By the turn of the 20th century pharmaceuticals had found a new role in medicine and pharmacy and drug stores moved to providing medicines as orders by physicians. But this wasn’t a matter of handing out pills. “Everything was handmade. You would roll your own pills and mix your own lotions and syrups. Nothing was pre-made,” Pennypacker said.
Most drug stores still have displays which include the tools of those pharmacists: the mortar and pestle, and rows of darkened glass containers with strange Latin names the ingredients of those pills and poultices.
Progress continued throughout the first half of the century, with drug stores becoming a treasured part of American society. As in the movie It’s a Wonderful Life, the drug store was where you got medicine, and where you either worked as a soda jerk, or stopped by for ice cream.

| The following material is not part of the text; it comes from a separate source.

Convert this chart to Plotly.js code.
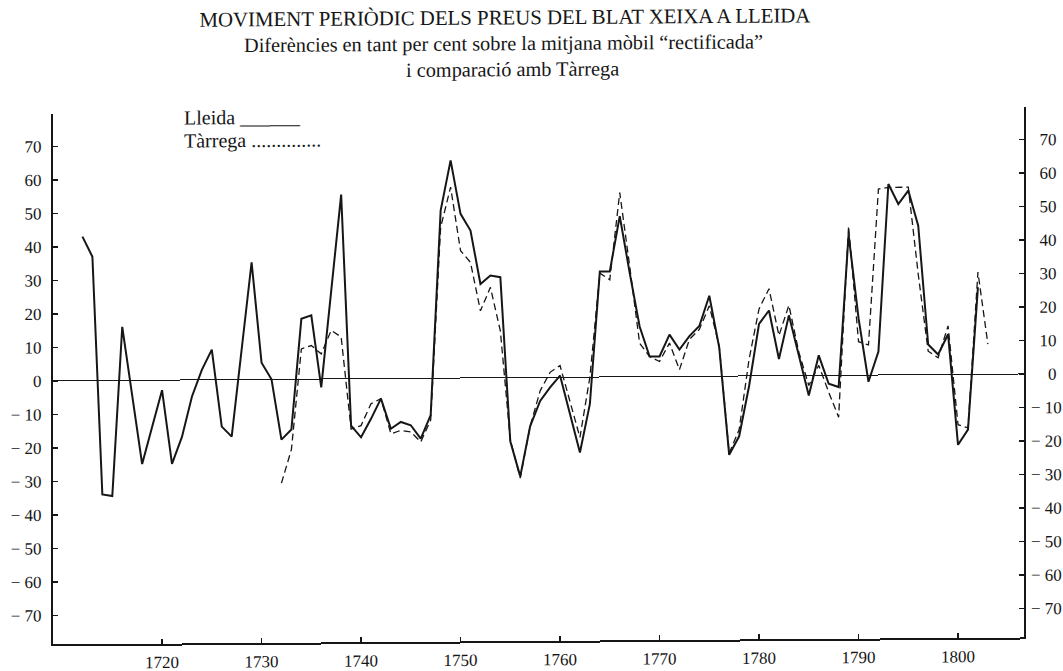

But druggists still weren’t just salesmen. “Even in the 1950s there was still some mixing and making, even though there were a lot more drugs,” he said. In fact, Pennypacker still manufactures some medicines. “We have a few circumstances where we still prepare medications,” he said. “Neonatal medicine is one area. For babies that tiny, there aren’t many prepared medicines,” he said.
For Annarelli and Pennypacker it’s not just about selling people things and that’s why they own an apothecary shop instead of working for CVS or Eckerts. “This is what we’ve chosen to do and what this business is all about interacting with people and helping them,” he said.